The leaves are thick, tough and scale-like, triangular, 3–4 cm long, 1–3 cm broad at the base, and with razor-sharp edges and tip. They persist for 10–15 years or more, so cover most of the tree except for the older branches.
Its native habitat is the lower slopes of the Chilean and Argentinian south-central Andes, typically above 1000 m, in regions with heavy snowfall in winter. Juvenile trees exhibit a broadly pyramidal or conical habit which naturally develops into the distinctive umbrella form of mature specimens as the tree ages. It prefers well drained, slightly acidic, volcanic soil but will tolerate almost any soil type provided drainage is good.
First found in Chile in the 1780s, it was named Pinus araucana by Molina in 1782. In 1789, de Jussieu had erected a new genus called Araucaria based on the species, and in 1797 Pavón published a new description of the species which he called Araucaria imbricata (an invalid name, as it did not use Molina's older species epithet). Finally in 1873, after several further redescriptions, Koch published the combination Araucaria araucana, validating Molina's name in the genus. The name araucana is derived from the native Araucano People who used the nuts (seeds) of the tree in Chile.

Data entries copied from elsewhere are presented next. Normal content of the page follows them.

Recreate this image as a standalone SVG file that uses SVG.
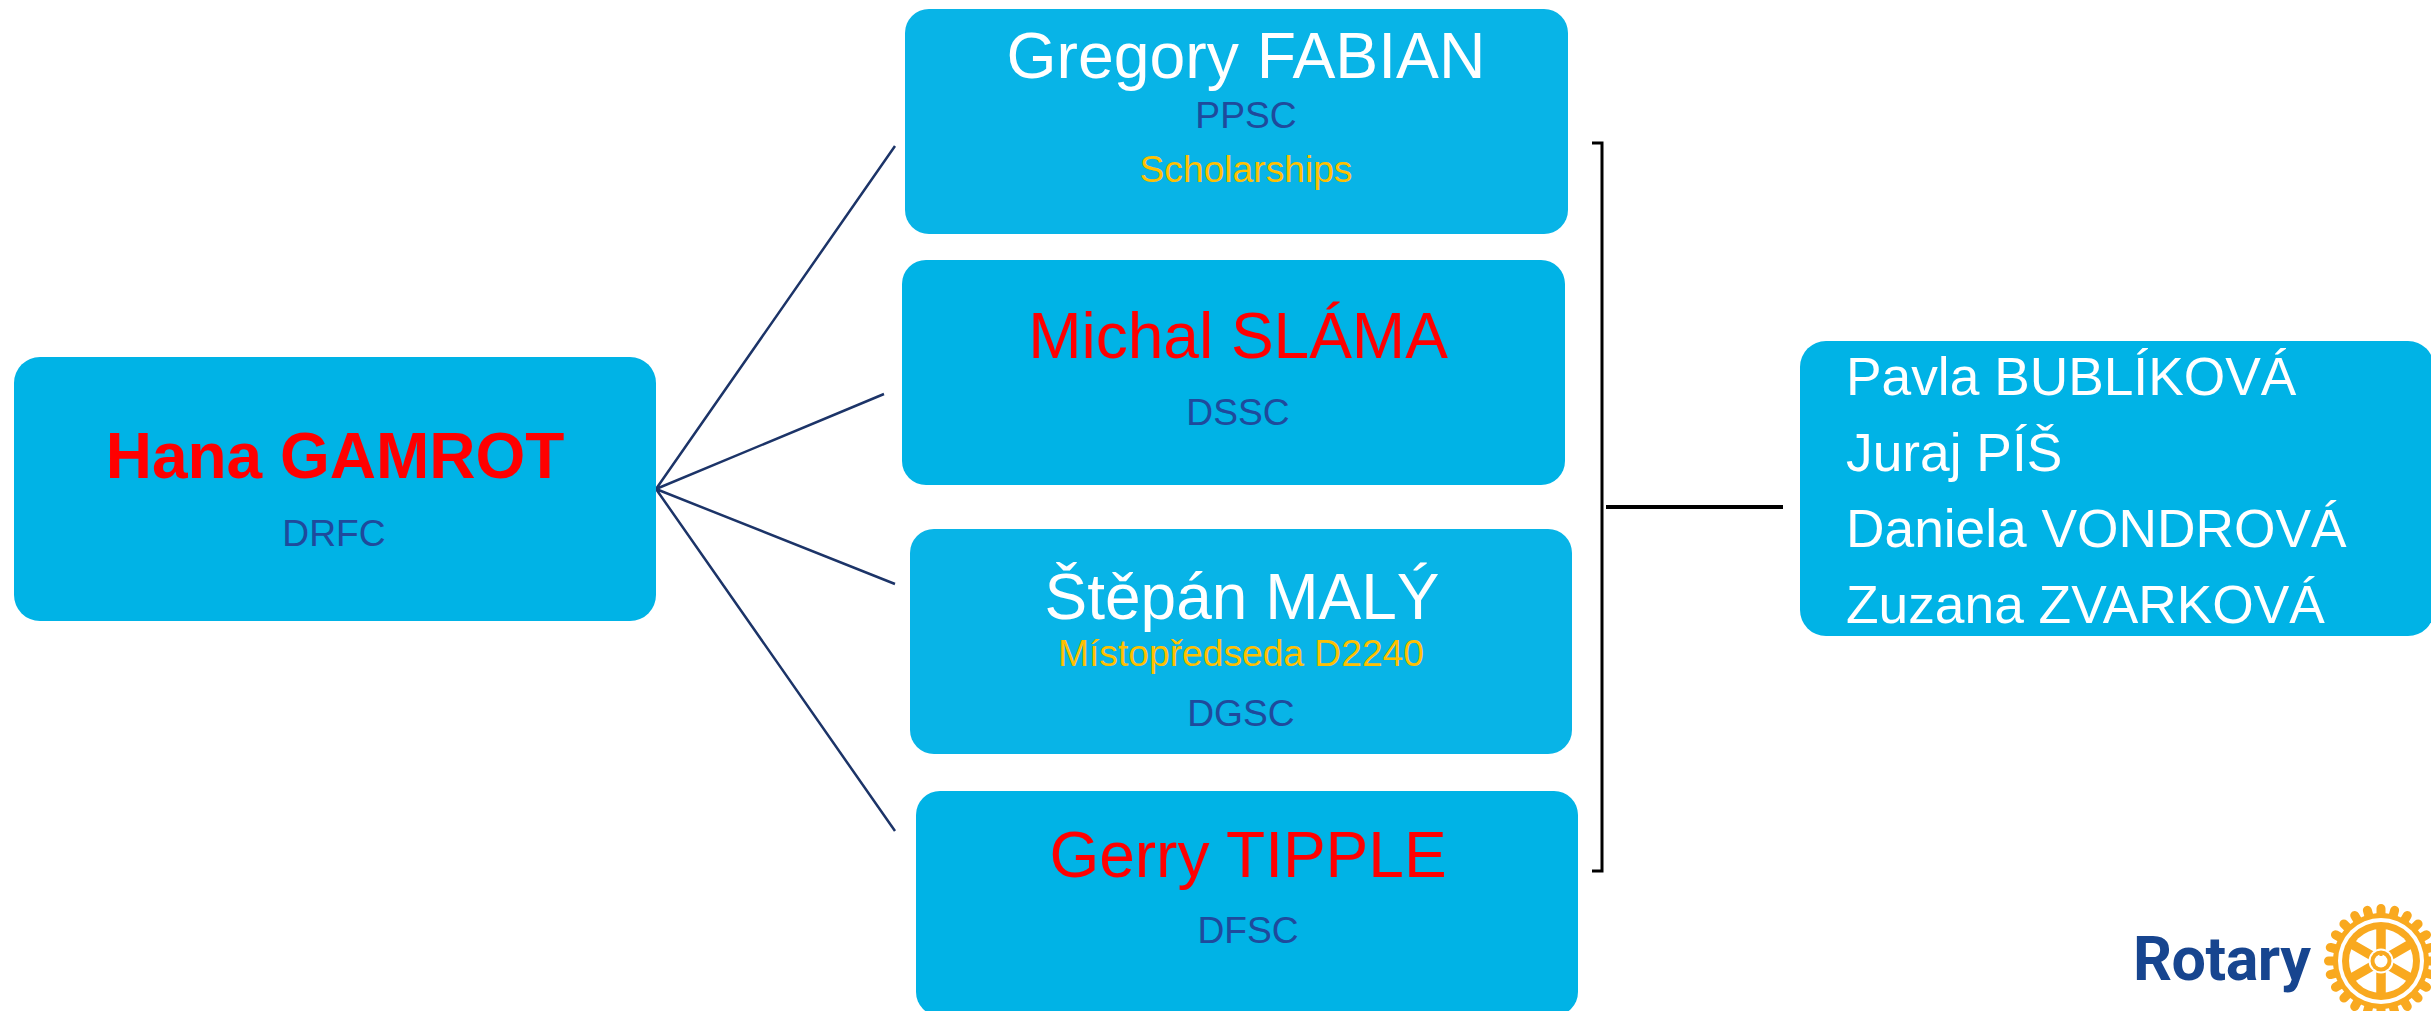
<svg xmlns="http://www.w3.org/2000/svg" width="2431" height="1011" viewBox="0 0 2431 1011">
<style>
text{font-family:"Liberation Sans",Arial,sans-serif}
.a{fill:#00b3e6}.b{fill:#08b4e7}
.n{font-size:64px;text-anchor:middle}
.s{font-size:37.2px;text-anchor:middle;fill:#1f4a9c}
.g{font-size:37.2px;text-anchor:middle;fill:#ffc000}
.r{fill:#ff0000}.w{fill:#ffffff}
.l{font-size:53.3px;fill:#ffffff}
.c{stroke:#1c3468;stroke-width:2.5;fill:none}
.k{stroke:#000;stroke-width:3;fill:none}
.o{fill:#f9a91f}.h{fill:#fff}
</style>
<g id="connectors">
<path class="c" d="M656 489L895 146M656 489L884 394M656 489L895 584M656 489L895 831"/>
<path class="k" d="M1592 143H1602V871H1592"/>
<path class="k" style="stroke-width:4" d="M1606 507H1783"/>
</g>
<g id="hana"><rect class="a" x="14" y="357" width="642" height="264" rx="26"/>
<text class="n r" x="335" y="478" font-weight="700">Hana GAMROT</text><text class="s" x="334" y="546">DRFC</text></g>
<g id="gregory"><rect class="b" x="905" y="9" width="663" height="225" rx="24"/>
<text class="n w" x="1246" y="78" style="font-size:64.3px">Gregory FABIAN</text><text class="s" x="1246" y="128">PPSC</text><text class="g" x="1246" y="182">Scholarships</text></g>
<g id="michal"><rect class="a" x="902" y="260" width="663" height="225" rx="24"/>
<text class="n r" x="1238" y="358">Michal SLÁMA</text><text class="s" x="1238" y="425">DSSC</text></g>
<g id="stepan"><rect class="b" x="910" y="529" width="662" height="225" rx="24"/>
<text class="n w" x="1242" y="619">Štěpán MALÝ</text><text class="g" x="1241" y="666">Místopředseda D2240</text><text class="s" x="1241" y="726">DGSC</text></g>
<g id="gerry"><rect class="a" x="916" y="791" width="662" height="225" rx="24"/>
<text class="n r" x="1248" y="877">Gerry TIPPLE</text><text class="s" x="1248" y="943">DFSC</text></g>
<g id="members"><rect class="a" x="1800" y="341" width="634" height="295" rx="26"/>
<text class="l" x="1846" y="395">Pavla BUBLÍKOVÁ</text><text class="l" x="1846" y="471">Juraj PÍŠ</text><text class="l" x="1846" y="547">Daniela VONDROVÁ</text><text class="l" x="1846" y="623">Zuzana ZVARKOVÁ</text></g>
<g id="logo">
<text x="2133" y="980" font-weight="700" font-size="61" letter-spacing="-0.5" fill="#17458f" style="font-family:Roboto,sans-serif">Rotary</text>
<g transform="translate(2381 961)">
<path stroke="#f9a91f" stroke-width="9" stroke-linecap="round" d="M52.5 0H-52.5M50.7 13.6L-50.7-13.6M45.5 26.25L-45.5-26.25M37.1 37.1L-37.1-37.1M26.25 45.5L-26.25-45.5M13.6 50.7L-13.6-50.7M0 52.5V-52.5M-13.6 50.7L13.6-50.7M-26.25 45.5L26.25-45.5M-37.1 37.1L37.1-37.1M-45.5 26.25L45.5-26.25M-50.7 13.6L50.7-13.6"/>
<circle class="o" r="48"/><circle class="h" r="43"/><circle class="o" r="39"/><circle class="h" r="32"/>
<path stroke="#f9a91f" stroke-width="9.5" d="M0-33V33M-28.6-16.5L28.6 16.5M-28.6 16.5L28.6-16.5"/>
<circle class="h" r="12.5"/><circle class="o" r="10.5"/><circle class="h" r="6.5"/><rect class="o" x="-1.5" y="-10" width="3" height="5"/>
</g></g>
</svg>
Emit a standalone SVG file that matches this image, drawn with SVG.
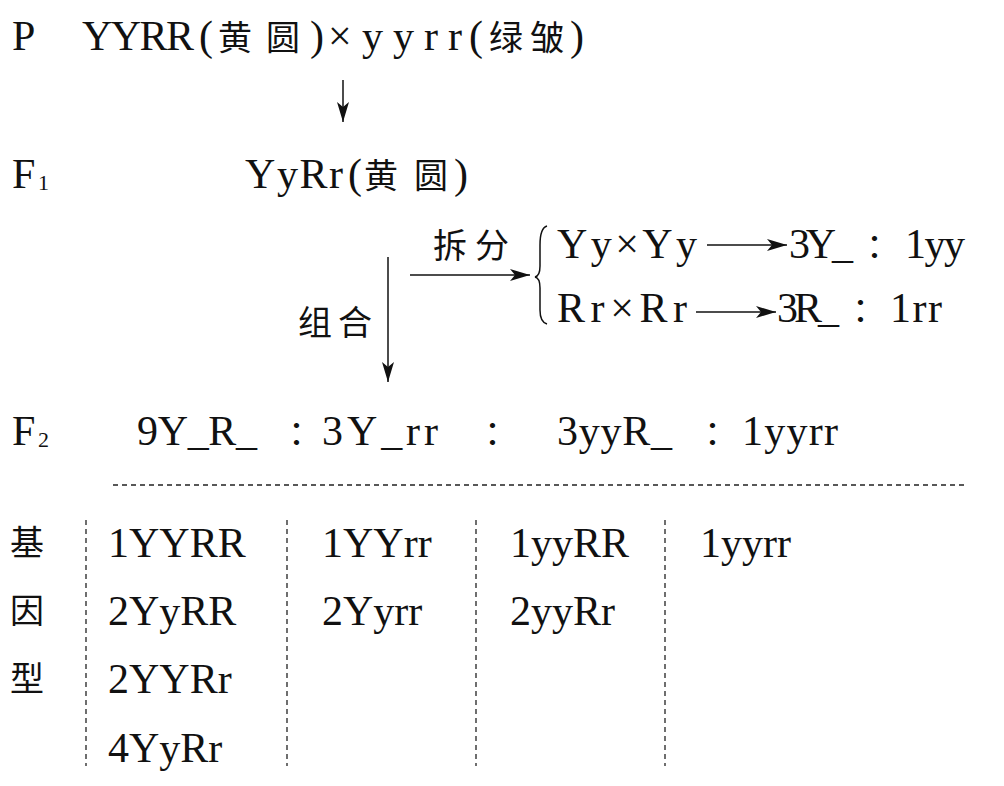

The seeds are edible, similar to large pine nuts, and are extensively harvested in Chile. The tree has some potential to be a food crop in other areas in the future, thriving in climates with cool oceanic summers (e.g. western Scotland) where other nut crops do not grow well. A group of six female trees with one male for pollination could yield several thousand seeds per year. Since the cones drop, harvesting is easy. The tree however does not yield seeds until it is around 30-40 years old, which discourages investment in planting orchards (although yields at maturity can be immense); once established, it can live possibly as long as 1,000 years (Gymnosperm Database). Once valued because of its long, straight trunk, its current rarity and vulnerable status mean its wood is now rarely used; it is also sacred to some members of the Mapuche Native American tribe (Lewington & Parker 1999).